■ Given material:
'''

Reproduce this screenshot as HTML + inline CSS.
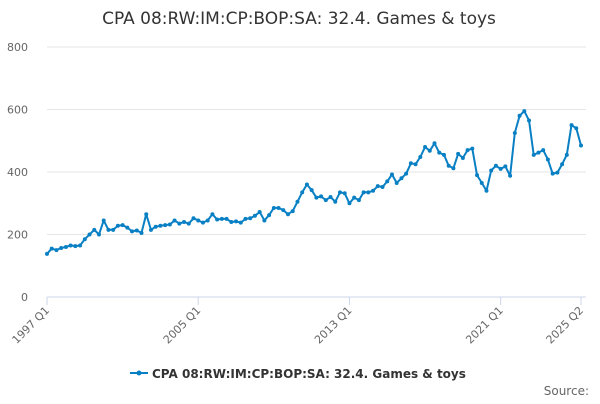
<!DOCTYPE html>
<html><head><meta charset="utf-8"><style>
body{margin:0;background:#fff;font-family:"DejaVu Sans",sans-serif}
svg text{font-family:"DejaVu Sans",sans-serif}
</style></head><body>
<svg id="c" width="600" height="400" xmlns="http://www.w3.org/2000/svg"></svg>
<script>
const categoriesFirstYear = 1997;
const tickLabels = ["1997 Q1","2005 Q1","2013 Q1","2021 Q1","2025 Q2"];
const tickIndices = [0,32,64,96,113];
const yTicks = [0,200,400,600,800];
const seriesValues = [138,155,150,157,160,165,163,165,185,200,215,200,245,215,215,228,230,222,210,213,205,265,215,225,228,230,232,245,235,240,235,252,245,238,245,265,248,250,250,240,242,238,250,252,260,272,245,262,285,285,278,265,275,305,335,360,342,318,322,310,320,305,335,332,300,318,310,335,335,340,355,352,370,392,365,380,395,428,425,448,480,468,492,462,455,420,412,458,
445,470,475,390,365,340,405,420,410,418,388,525,580,595,565,455,462,470,440,395,398,425,455,550,540,485];
const NS="http://www.w3.org/2000/svg", svg=document.getElementById('c');
const x0=47,x1=581,yb=297,yt=47;
const xs=i=>x0+(x1-x0)*i/(seriesValues.length-1);
const ys=v=>yb-(yb-yt)*v/800;
function mk(t,a,p){const e=document.createElementNS(NS,t);for(const k in a)e.setAttribute(k,a[k]);(p||svg).appendChild(e);return e;}
let t=mk('text',{x:299,y:24,'text-anchor':'middle','font-size':17,fill:'#333'});

t.textContent="CPA 08:RW:IM:CP:BOP:SA: 32.4. Games & toys";
yTicks.forEach(v=>{
 if(v>0){const g=mk('line',{x1:x0,x2:x1+5,y1:ys(v),y2:ys(v),stroke:'#e6e6e6'});
 }
 const l=mk('text',{x:28,y:ys(v)+4,'text-anchor':'end','font-size':11,fill:'#666'});
 
 l.textContent=v;
});
const ax=mk('line',{x1:x0,x2:x1+5,y1:yb,y2:yb,stroke:'#ccd6eb'});

tickIndices.forEach((ix,k)=>{
 const x=xs(ix);
 const tk=mk('line',{x1:x,x2:x,y1:yb,y2:yb+8,stroke:'#ccd6eb'});
 
 const l=mk('text',{x:x+3,y:yb+14,'text-anchor':'end','font-size':11,fill:'#666',transform:`rotate(-45 ${x+3} ${yb+14})`});
 
 l.textContent=tickLabels[k];
});
const pts=seriesValues.map((v,i)=>xs(i).toFixed(1)+','+ys(v).toFixed(1)).join(' ');
const pl=mk('polyline',{points:pts,fill:'none',stroke:'#0a80c4','stroke-width':2,'stroke-linejoin':'round'});

seriesValues.forEach((v,i)=>{const c=mk('circle',{cx:xs(i),cy:ys(v),r:2,fill:'#0a80c4'});
 });
const lg=mk('g',{});
mk('line',{x1:130,x2:148,y1:373,y2:373,stroke:'#0a80c4','stroke-width':2},lg);
mk('circle',{cx:139,cy:373,r:2.5,fill:'#0a80c4'},lg);
const lt=mk('text',{x:152,y:378,'font-size':12,'font-weight':'bold',fill:'#333'},lg);
lt.textContent="CPA 08:RW:IM:CP:BOP:SA: 32.4. Games & toys";
const s=mk('text',{x:589,y:395,'text-anchor':'end','font-size':12,fill:'#666'});

s.textContent="Source:";
</script>
</body></html>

'''

■ What is required:
Without the images, write out each line of the data verbatim.

■ The reply:
Reproduce this screenshot as HTML + inline CSS.
<!DOCTYPE html>
<html><head><meta charset="utf-8"><style>
body{margin:0;background:#fff;font-family:"DejaVu Sans",sans-serif}
svg text{font-family:"DejaVu Sans",sans-serif}
</style></head><body>
<svg id="c" width="600" height="400" xmlns="http://www.w3.org/2000/svg"></svg>
<script>
const categoriesFirstYear = 1997;
const tickLabels = ["1997 Q1","2005 Q1","2013 Q1","2021 Q1","2025 Q2"];
const tickIndices = [0,32,64,96,113];
const yTicks = [0,200,400,600,800];
const seriesValues = [138,155,150,157,160,165,163,165,185,200,215,200,245,215,215,228,230,222,210,213,205,265,215,225,228,230,232,245,235,240,235,252,245,238,245,265,248,250,250,240,242,238,250,252,260,272,245,262,285,285,278,265,275,305,335,360,342,318,322,310,320,305,335,332,300,318,310,335,335,340,355,352,370,392,365,380,395,428,425,448,480,468,492,462,455,420,412,458,
445,470,475,390,365,340,405,420,410,418,388,525,580,595,565,455,462,470,440,395,398,425,455,550,540,485];
const NS="http://www.w3.org/2000/svg", svg=document.getElementById('c');
const x0=47,x1=581,yb=297,yt=47;
const xs=i=>x0+(x1-x0)*i/(seriesValues.length-1);
const ys=v=>yb-(yb-yt)*v/800;
function mk(t,a,p){const e=document.createElementNS(NS,t);for(const k in a)e.setAttribute(k,a[k]);(p||svg).appendChild(e);return e;}
let t=mk('text',{x:299,y:24,'text-anchor':'middle','font-size':17,fill:'#333'});

t.textContent="CPA 08:RW:IM:CP:BOP:SA: 32.4. Games & toys";
yTicks.forEach(v=>{
 if(v>0){const g=mk('line',{x1:x0,x2:x1+5,y1:ys(v),y2:ys(v),stroke:'#e6e6e6'});
 }
 const l=mk('text',{x:28,y:ys(v)+4,'text-anchor':'end','font-size':11,fill:'#666'});
 
 l.textContent=v;
});
const ax=mk('line',{x1:x0,x2:x1+5,y1:yb,y2:yb,stroke:'#ccd6eb'});

tickIndices.forEach((ix,k)=>{
 const x=xs(ix);
 const tk=mk('line',{x1:x,x2:x,y1:yb,y2:yb+8,stroke:'#ccd6eb'});
 
 const l=mk('text',{x:x+3,y:yb+14,'text-anchor':'end','font-size':11,fill:'#666',transform:`rotate(-45 ${x+3} ${yb+14})`});
 
 l.textContent=tickLabels[k];
});
const pts=seriesValues.map((v,i)=>xs(i).toFixed(1)+','+ys(v).toFixed(1)).join(' ');
const pl=mk('polyline',{points:pts,fill:'none',stroke:'#0a80c4','stroke-width':2,'stroke-linejoin':'round'});

seriesValues.forEach((v,i)=>{const c=mk('circle',{cx:xs(i),cy:ys(v),r:2,fill:'#0a80c4'});
 });
const lg=mk('g',{});
mk('line',{x1:130,x2:148,y1:373,y2:373,stroke:'#0a80c4','stroke-width':2},lg);
mk('circle',{cx:139,cy:373,r:2.5,fill:'#0a80c4'},lg);
const lt=mk('text',{x:152,y:378,'font-size':12,'font-weight':'bold',fill:'#333'},lg);
lt.textContent="CPA 08:RW:IM:CP:BOP:SA: 32.4. Games & toys";
const s=mk('text',{x:589,y:395,'text-anchor':'end','font-size':12,fill:'#666'});

s.textContent="Source:";
</script>
</body></html>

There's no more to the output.